Records from a collection
════════════════

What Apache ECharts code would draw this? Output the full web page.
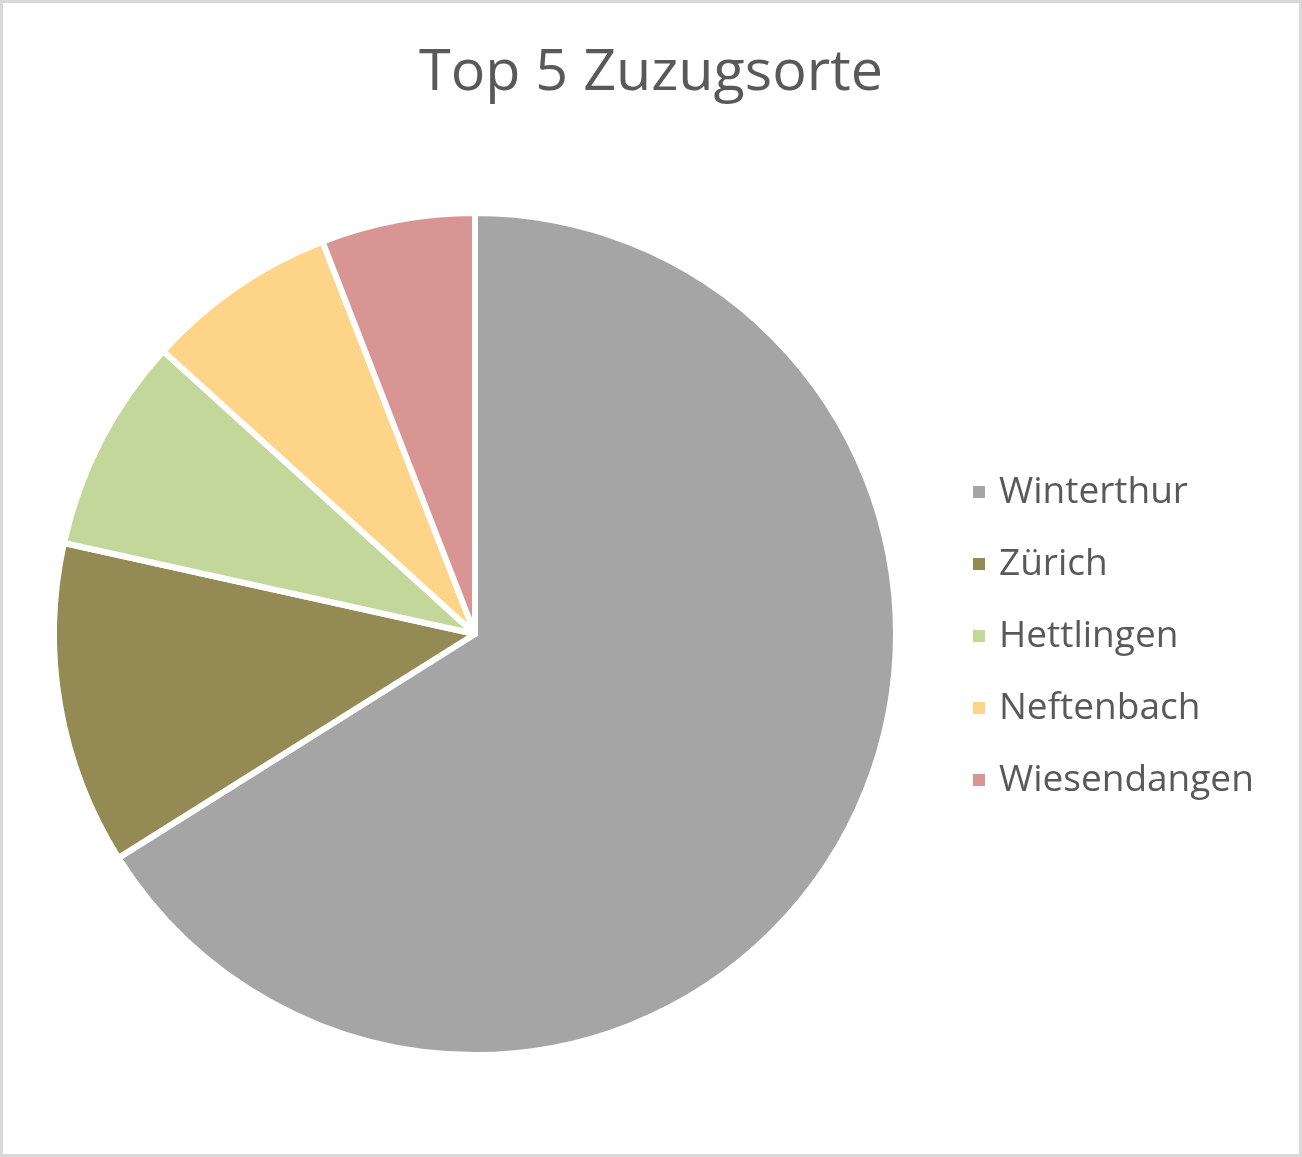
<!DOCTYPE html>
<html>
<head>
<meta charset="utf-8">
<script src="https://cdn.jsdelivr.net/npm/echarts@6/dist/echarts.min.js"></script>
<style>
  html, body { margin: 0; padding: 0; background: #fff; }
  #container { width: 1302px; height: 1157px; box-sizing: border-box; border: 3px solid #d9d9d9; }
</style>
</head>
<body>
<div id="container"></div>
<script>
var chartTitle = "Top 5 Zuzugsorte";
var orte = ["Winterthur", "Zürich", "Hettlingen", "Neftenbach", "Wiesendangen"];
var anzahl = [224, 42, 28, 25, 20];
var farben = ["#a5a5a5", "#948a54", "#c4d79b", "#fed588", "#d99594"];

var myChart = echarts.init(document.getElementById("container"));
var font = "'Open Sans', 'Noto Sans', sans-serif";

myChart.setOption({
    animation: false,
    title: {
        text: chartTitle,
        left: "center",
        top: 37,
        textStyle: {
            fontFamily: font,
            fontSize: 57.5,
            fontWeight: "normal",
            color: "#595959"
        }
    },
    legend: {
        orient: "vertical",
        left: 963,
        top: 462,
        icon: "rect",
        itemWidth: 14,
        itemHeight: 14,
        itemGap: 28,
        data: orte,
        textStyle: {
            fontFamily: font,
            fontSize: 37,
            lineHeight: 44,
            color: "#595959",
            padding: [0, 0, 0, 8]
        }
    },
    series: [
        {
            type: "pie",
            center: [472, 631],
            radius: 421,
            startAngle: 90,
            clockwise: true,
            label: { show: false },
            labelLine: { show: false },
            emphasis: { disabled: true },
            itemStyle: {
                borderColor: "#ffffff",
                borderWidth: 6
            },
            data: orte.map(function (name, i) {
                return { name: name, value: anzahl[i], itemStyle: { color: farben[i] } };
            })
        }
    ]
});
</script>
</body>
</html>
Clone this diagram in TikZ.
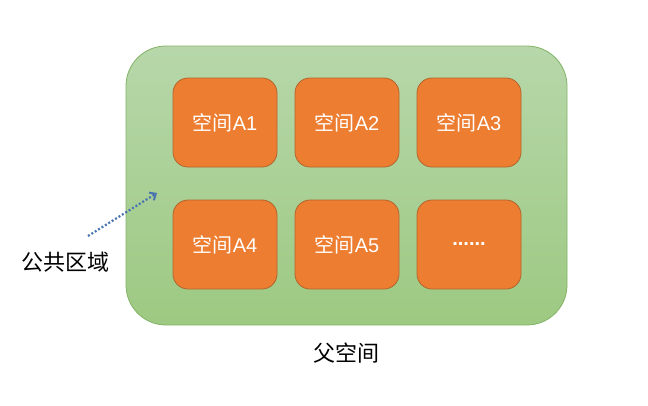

════════════════

[WORK TO BE COMPLETED]: Give the number of lines containing the word "this". No other answer is needed.

[RESPONSE]: 2